Google Plex represents the final, complementary piece to GPay’s muscular new fintech platform. In partnership with participating financial institutions, GPay users can apply for and open a Plex personal checking account with an end-to-end mobile banking feature suite. The virtual checking account will have no monthly account fees, overdraft fees, or minimum balance requirements. Headlining the list of institutional participants, which includes banks and credit unions, is Citi, whose Global Consumer Bank (GCB) serves more than 110 million clients in the U.S., Mexico, and Asia, spanning 19 markets.
So, what do the banks and credit unions get out of the partnership?
GPay and Plex provide them with a state-of-the-art mobile banking platform on par with the most advanced, feature-rich banking applications to date, minimizing friction points in personal banking and payments, and maximizing connectivity to their customer’s financial services providers, without having to build or buy the same technology. Upon Plex account approval, banks will also be able to immediately issue card network branded, virtual, credit and debit cards, from which they can capture payments transaction processing fees. Lastly, because the nature of the financial institution / Google relationship is a partnership, it keeps Google out of the banking business, and the FIs can continue to leverage Google’s search engine with advertising, creating a powerful feedback loop to grow its customer base. In sum: banks and credit unions benefit from increased savings, cutting edge technology, additional revenue from new card issuance, growth in customer base, and user retention by way of semi-captive end-users who will be less likely to move to one of the new, burgeoning class of neobanks for similar products and services offerings.
But, keep in mind the question I set out to answer at the beginning of this discussion. Despite all the newsworthy application upgrades, technological innovations, and new FI partnerships, there was no mention of any of them in this past week’s earnings call. Zero. Also recall that as an Android and Google Workspace user, I’ve been subjected to a relentless onslaught of promotions, both push and email, to download the new GPay app and register for a Plex checking account. What explains the disconnect?
The conclusion Google is flexing its fintech muscle is undeniable.
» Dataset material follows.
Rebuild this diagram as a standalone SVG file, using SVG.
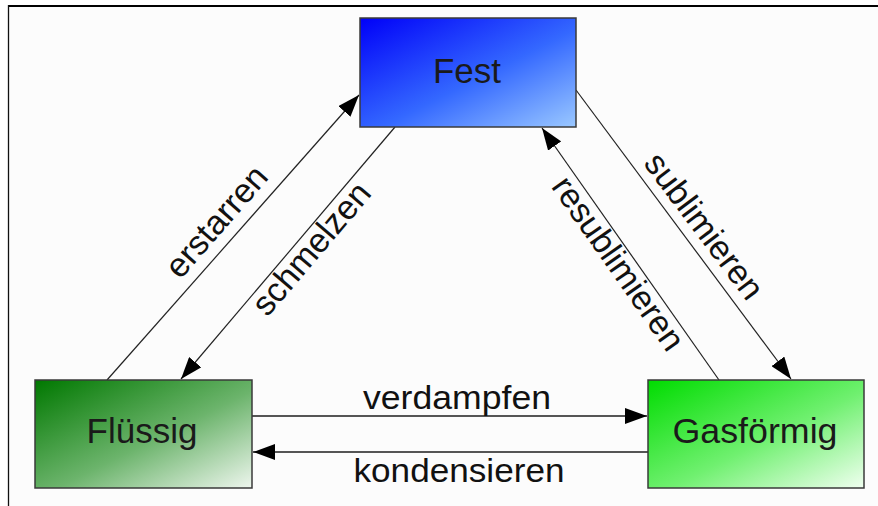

But, given the remarkable lack of mention on the earnings call, and as of yet, no explicit explanation as to how Google intends to directly monetize the new GPay and Plex account, there has to be something else at work.
There is.
Data.
It took a long time to get here but, in the end, it should surprise no one that the financial benefit to Google through the new GPay app and Plex account is a data play to feed its core business of data aggregation and analytics, and in turn, to improve search functionality through machine learning-based inferential AI which relies on enormous amounts of reference data to produce meaningful insights. Greater insights will (theoretically) lead to predictive AI, which is the Holy Grail of online advertising, and in turn, advertising spend.
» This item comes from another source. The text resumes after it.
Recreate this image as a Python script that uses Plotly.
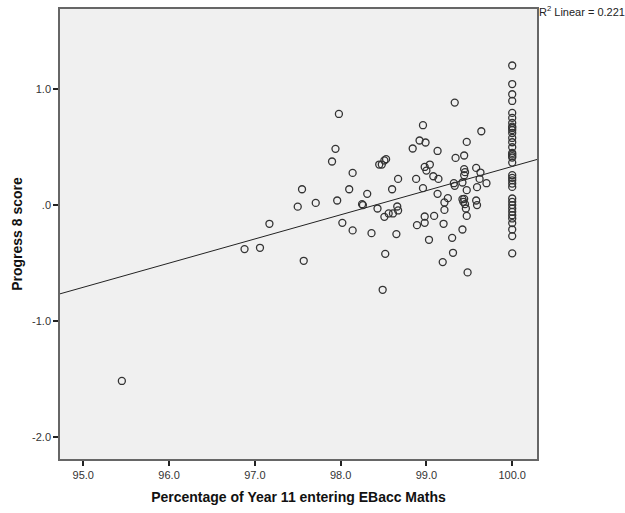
import numpy as np
import plotly.graph_objects as go

# Percentage of Year 11 entering EBacc Maths (x) and Progress 8 score (y)
pct_scattered = [
    95.45, 96.88, 97.06, 97.17, 97.50, 97.55, 97.57, 97.71,
    97.90, 97.94, 97.98, 97.96, 98.02, 98.10, 98.14, 98.14, 98.25, 98.26,
    98.31, 98.36, 98.43, 98.45, 98.48, 98.51, 98.53, 98.49,
    98.51, 98.56, 98.61, 98.52, 98.60, 98.65, 98.66, 98.67, 98.67,
    98.84, 98.88, 98.89, 98.92, 98.96, 98.99, 98.96, 98.98, 98.98, 98.98,
    99.00, 99.03, 99.04, 99.08, 99.09, 99.13, 99.13, 99.14, 99.19, 99.20,
    99.21, 99.21, 99.25, 99.30, 99.31, 99.32, 99.33, 99.33, 99.34,
    99.42, 99.42, 99.42, 99.44, 99.44, 99.45, 99.44, 99.44, 99.43, 99.45,
    99.46, 99.47, 99.47, 99.47, 99.48, 99.58, 99.58, 99.59, 99.59, 99.62,
    99.63, 99.64, 99.70,
]
p8_scattered = [
    -1.513, -0.376, -0.365, -0.158, -0.010, 0.140, -0.477, 0.022,
    0.379, 0.488, 0.789, 0.043, -0.150, 0.140, 0.281, -0.215, 0.011, 0.003,
    0.100, -0.239, -0.026, 0.353, 0.353, 0.388, 0.399, -0.727,
    -0.098, -0.069, -0.069, -0.417, 0.140, -0.247, -0.009, -0.043, 0.229,
    0.491, 0.229, -0.170, 0.560, 0.692, 0.543, 0.149, -0.095, -0.150, 0.332,
    0.301, -0.296, 0.353, 0.252, -0.090, 0.470, 0.100, 0.229, -0.488, -0.158,
    0.026, -0.038, 0.063, -0.279, -0.408, 0.192, 0.169, 0.887, 0.410,
    0.054, -0.207, 0.198, 0.431, 0.313, 0.287, 0.261, 0.057, 0.031, 0.011,
    -0.026, 0.548, 0.132, -0.090, -0.577, 0.324, 0.043, 0.003, 0.158, 0.229,
    0.284, 0.640, 0.192,
]
# Schools with 100% entering EBacc Maths
p8_full_entry = [
    1.207, 1.047, 0.959, 0.901, 0.798, 0.755, 0.711, 0.680, 0.668, 0.650,
    0.625, 0.582, 0.545, 0.502, 0.453, 0.440, 0.425, 0.413, 0.370,
    0.261, 0.238, 0.217, 0.189, 0.160, 0.060, 0.031, 0.003, -0.026,
    -0.055, -0.084, -0.112, -0.152, -0.207, -0.264, -0.413,
]
pct_full_entry = [100.0] * len(p8_full_entry)

x_vals = np.array(pct_scattered + pct_full_entry)
y_vals = np.array(p8_scattered + p8_full_entry)

x_ticks = [95, 96, 97, 98, 99, 100]
x_tick_text = ["95.0", "96.0", "97.0", "98.0", "99.0", "100.0"]
y_ticks = [-2, -1, 0, 1]
y_tick_text = ["-2.0", "-1.0", ".0", "1.0"]
r2_label = "R<sup>2</sup> Linear = 0.221"

x_range = [94.729, 100.289]
y_range = [-2.186, 1.694]

slope, intercept = np.polyfit(x_vals, y_vals, 1)
line_x = np.array(x_range)
line_y = intercept + slope * line_x

fig = go.Figure()
fig.add_trace(go.Scatter(
    x=line_x, y=line_y, mode="lines",
    line=dict(color="#222222", width=1), hoverinfo="skip", showlegend=False,
))
fig.add_trace(go.Scatter(
    x=x_vals, y=y_vals, mode="markers",
    marker=dict(symbol="circle-open", size=7, color="#333333", line=dict(width=1.3)),
    showlegend=False,
))

font_family = "Liberation Sans, Arial, sans-serif"
fig.update_layout(
    width=625, height=513,
    margin=dict(l=60, r=87.5, t=8.7, b=53.7),
    paper_bgcolor="white", plot_bgcolor="#f0f0f0",
    font=dict(family=font_family, size=11, color="#333333"),
    xaxis=dict(
        range=x_range, tickvals=x_ticks, ticktext=x_tick_text,
        showgrid=False, zeroline=False, automargin=False,
        showline=True, linecolor="#666666", linewidth=1.5, mirror=True,
        ticks="outside", ticklen=5, tickcolor="#222222", tickwidth=1.5,
        tickfont=dict(size=11, color="#333333"),
        title=dict(text="<b>Percentage of Year 11 entering EBacc Maths</b>",
                   font=dict(size=14, color="#111111"), standoff=12),
    ),
    yaxis=dict(
        range=y_range, tickvals=y_ticks, ticktext=y_tick_text,
        showgrid=False, zeroline=False, automargin=False,
        showline=True, linecolor="#666666", linewidth=1.5, mirror=True,
        ticks="outside", ticklen=5, tickcolor="#222222", tickwidth=1.5,
        tickfont=dict(size=11, color="#333333"),
        title=dict(text="<b>Progress 8 score</b>",
                   font=dict(size=14, color="#111111"), standoff=6),
    ),
    annotations=[dict(
        text=r2_label, xref="paper", yref="paper", x=1, y=1,
        xanchor="left", yanchor="middle", xshift=0, yshift=-2, showarrow=False,
        font=dict(size=11, color="#222222"),
    )],
)

fig.write_html(
    "out.html",
    config={"displayModeBar": False},
    post_script="document.body.style.margin='0';document.body.style.overflow='hidden';",
)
Through GPay and Plex, users are giving Google permission to access most, if not all in some cases, of their financial data. High-level information is captured through GPay Balance. But that just scratches the surface. If you read GPay’s privacy policy, you’ll see that by linking accounts and cards through Card-Link Offers, users are allowing Google to collect and share a deep, treasure trove of financial information – information captured by the card networks, banks, payments processors, and merchants. And through Plex, Google gets access to the rest: mortgage, car loans…you name it.
Google may have just brought to market the greatest loss leader in history, since the launch of online search itself.